Pandemic, rude fans lead to shortage of IHSA officials
At the end of the 2015-2016 school year, the Illinois High School Association had around 13,700 licensed officials for sports from football and basketball to water polo and gymnastics.
For the upcoming school year, that number is expected to be just under 11,000.
“What we’ve seen is this gradual lack of returning, lack of renewing a license by officials,” said Kurt Gibson, associate executive director of IHSA.
Gibson said the number of licensed officials for the organization’s 820 member schools has been declining for about ten years.
That accelerated in recent years because of the COVID-19 pandemic.
But Gibson said surveys of departing officials show another issue.
“The behavior of fans is driving a number of officials away,” Gibson said.
A thankless job
Gibson said the work of officials can be thankless.
It’s also, for most people, a side hustle on top of a full-time job.
IHSA wants to remind fans that although officials can make mistakes – just like players and coaches do – they are doing their best.
They are also essential to the sports.
“Without officials, without people giving of their time, talent, and service to others, students aren’t going to be able to play games,” Gibson said.
In a few cases, competitions have been cancelled because of the shortage.
But so far a bigger challenge for schools is scheduling, when there simply aren’t enough officials to go around.
“What schools have been doing over these past couple years is looking for alternative dates to play, so that an officiating crew in a sport like football, for example, could maybe work a Thursday night game, a Friday night game, and a Saturday afternoon game,” Gibson said.
IHSA is working to attract new generations of officials such as recent college graduates.
They’ve also had some success in recruiting former athletes, empty nesters, and parents in their 30s, 40s and 50s.
Aaron Frey is among those stepping up to officiate high school sports.
He’s 36, married, and a father of two.
“If I can do one game a week, that’s a little extra money in my pocket,” Frey said. “And it’s going to help players who are passionate about the sport that they love, and fans and coaches who are passionate about the sport that they love too.”
Frey grew up in a small town near St.
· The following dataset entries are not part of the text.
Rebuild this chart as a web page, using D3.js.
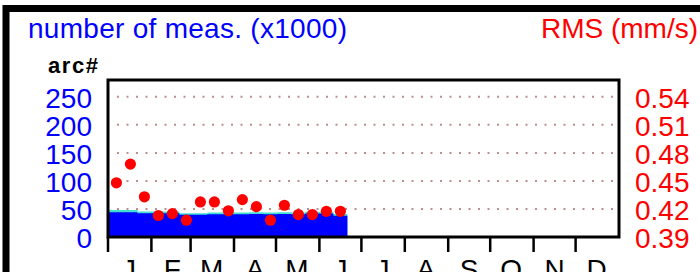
<!DOCTYPE html>
<html>
<head>
<meta charset="utf-8">
<script src="https://cdn.jsdelivr.net/npm/d3@7"></script>
<style>
  body { margin: 0; background: #fff; }
  svg { display: block; font-family: "Liberation Sans", Arial, sans-serif; }
</style>
</head>
<body>
<svg id="chart" width="700" height="272"></svg>
<script>
// 10-day bins, day offset from 1 Jan
const binStartDays = [1, 11, 21, 31, 41, 51, 61, 71, 81, 91, 101, 111, 121, 131, 141, 151, 161];
const binEndDay = 171;
// number of measurements (x1000): blue part and total incl. cyan part
const measBase = [44, 44, 42.5, 42.5, 42.5, 39.5, 39.5, 40.5, 40.5, 40.5, 41, 40.5, 41, 40.5, 42, 42, 38];
const measTotal = [48, 48, 45.5, 45.5, 45.5, 42.5, 42.5, 43.5, 43.5, 43.5, 44, 43.5, 44, 43.5, 45, 45, 41];
// RMS (mm/s)
const rmsValues = [0.448, 0.468, 0.433, 0.413, 0.415, 0.408, 0.4275, 0.4275, 0.418, 0.430, 0.4225, 0.408, 0.424, 0.414, 0.414, 0.4175, 0.4175];

const monthLabels = ["J", "F", "M", "A", "M", "J", "J", "A", "S", "O", "N", "D"];
const countTicks = [0, 50, 100, 150, 200, 250];
const rmsTicks = [0.39, 0.42, 0.45, 0.48, 0.51, 0.54];

const dimensions = {
  left: 108, right: 619, top: 80, bottom: 237,
};

const svg = d3.select("#chart");

// outer frame (extends past the picture on the right/bottom)
svg.append("rect")
  .attr("x", 6).attr("y", 8.5)
  .attr("width", 760).attr("height", 320)
  .attr("fill", "none")
  .attr("stroke", "#000")
  .attr("stroke-width", 7);

// scales
const yearStart = new Date(Date.UTC(2023, 0, 1));
const yearEnd = new Date(Date.UTC(2024, 0, 1));
const dayDate = (d) => d3.utcDay.offset(yearStart, d);

const xScale = d3.scaleUtc([yearStart, yearEnd], [dimensions.left, dimensions.right]);
const yCount = d3.scaleLinear([0, 280], [dimensions.bottom, dimensions.top]);
const yRms = d3.scaleLinear([0.39, 0.558], [dimensions.bottom, dimensions.top]);

// titles
svg.append("text")
  .attr("x", 28).attr("y", 38)
  .attr("font-size", 28)
  .attr("fill", "#0000ff")
  .attr("textLength", 319)
  .text("number of meas. (x1000)");

svg.append("text")
  .attr("x", 698).attr("y", 38)
  .attr("text-anchor", "end")
  .attr("font-size", 28)
  .attr("fill", "#ff0000")
  .text("RMS (mm/s)");

svg.append("text")
  .attr("x", 48).attr("y", 73)
  .attr("font-size", 22)
  .attr("font-weight", "bold")
  .attr("fill", "#000")
  .attr("textLength", 50)
  .text("arc#");

// clip
svg.append("clipPath").attr("id", "plot-clip")
  .append("rect")
  .attr("x", dimensions.left).attr("y", dimensions.top)
  .attr("width", dimensions.right - dimensions.left)
  .attr("height", dimensions.bottom - dimensions.top);

const plot = svg.append("g").attr("clip-path", "url(#plot-clip)");

// gridlines
plot.selectAll(".grid")
  .data(countTicks.filter((d) => d > 0))
  .join("line")
  .attr("x1", dimensions.left + 9)
  .attr("x2", dimensions.right - 2)
  .attr("y1", (d) => yCount(d))
  .attr("y2", (d) => yCount(d))
  .attr("stroke", "#bc8f8f")
  .attr("stroke-width", 2)
  .attr("stroke-dasharray", "2,7.5");

// step areas
const idx = d3.range(binStartDays.length);
const stepX = (i) => (i === 0 ? xScale(yearStart) : xScale(dayDate(binStartDays[i])));
const pts = idx.concat([idx.length]);
const valAt = (arr, i) => arr[Math.min(i, arr.length - 1)];
const xAt = (i) => (i === idx.length ? xScale(dayDate(binEndDay)) : stepX(i));

const areaTotal = d3.area()
  .curve(d3.curveStepAfter)
  .x(xAt)
  .y0(yCount(0))
  .y1((i) => yCount(valAt(measTotal, i)));

const areaBase = d3.area()
  .curve(d3.curveStepAfter)
  .x(xAt)
  .y0(yCount(0))
  .y1((i) => yCount(valAt(measBase, i)));

plot.append("path").datum(pts).attr("d", areaTotal).attr("fill", "#40e0d0");
plot.append("path").datum(pts).attr("d", areaBase).attr("fill", "#0000ff");

// rms dots
plot.selectAll(".dot")
  .data(idx)
  .join("circle")
  .attr("cx", (i) => xScale(dayDate(binStartDays[i] + 5)))
  .attr("cy", (i) => yRms(rmsValues[i]))
  .attr("r", 5.6)
  .attr("fill", "#ff0000");

// frame
svg.append("rect")
  .attr("x", dimensions.left).attr("y", dimensions.top)
  .attr("width", dimensions.right - dimensions.left)
  .attr("height", dimensions.bottom - dimensions.top)
  .attr("fill", "none")
  .attr("stroke", "#000")
  .attr("stroke-width", 3);

// month ticks + labels
const months = d3.utcMonth.range(yearStart, yearEnd);
svg.selectAll(".mtick")
  .data(months)
  .join("line")
  .attr("x1", (d) => xScale(d))
  .attr("x2", (d) => xScale(d))
  .attr("y1", dimensions.bottom)
  .attr("y2", dimensions.bottom + 15)
  .attr("stroke", "#000")
  .attr("stroke-width", 2.5);

// labels sit partly below the picture edge, as in the original
svg.selectAll(".mlabel")
  .data(months)
  .join("text")
  .attr("x", (d) => xScale(d3.utcDay.offset(d, 15)))
  .attr("y", 279)
  .attr("text-anchor", "middle")
  .attr("font-size", 28)
  .attr("fill", "#000")
  .text((d, i) => monthLabels[i]);

// left axis labels
svg.selectAll(".ylabel")
  .data(countTicks)
  .join("text")
  .attr("x", 92)
  .attr("y", (d) => yCount(d) + 11)
  .attr("text-anchor", "end")
  .attr("font-size", 28)
  .attr("fill", "#0000ff")
  .text((d) => d);

// right axis labels
svg.selectAll(".rlabel")
  .data(rmsTicks)
  .join("text")
  .attr("x", 635)
  .attr("y", (d) => yRms(d) + 11)
  .attr("font-size", 28)
  .attr("fill", "#ff0000")
  .text((d) => d3.format(".2f")(d));
</script>
</body>
</html>
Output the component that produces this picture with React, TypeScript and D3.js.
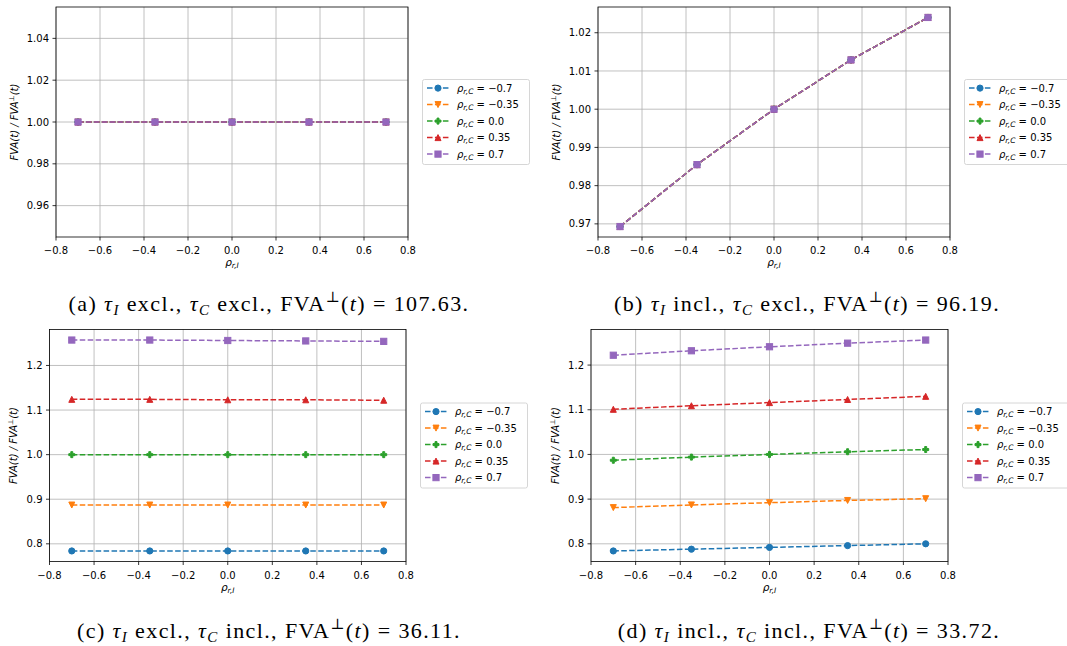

Louis and now lives in a small town in west central Illinois.
He said he’s not afraid to step into the fray, in part because he’s worked as a sports reporter.
That gave him an appreciation for the work of officials and the nuances of the game -- and it also made him impartial.
“Every game I go to, I never root for a team to win or lose, I just root for a good game. And you know, you call it as you see it,” Frey said.
He is now licensed to officiate football and basketball, and he signed up for games within 30 miles.
While most people associate high school football with Friday nights or basketball with Friday and Saturday games, officials are needed for weekday games for junior high and junior varsity.
“For me, and probably most other first-time officials, the games I’ve been assigned to so far have all been junior high and sophomore games,” Frey said.
He said he’s not worried about the public criticism that comes with the job.
“I’ve joked with a few folks that I’m on a mission to have as many people yell at me as possible,” Frey said. “I’ve already checked off newspaper readers and my wife, so I’m just adding sports fans to the list.”
But what it’s really about for Frey is keeping traditions alive and giving back to his community.
Plus he said those black and white striped shirts are slimming.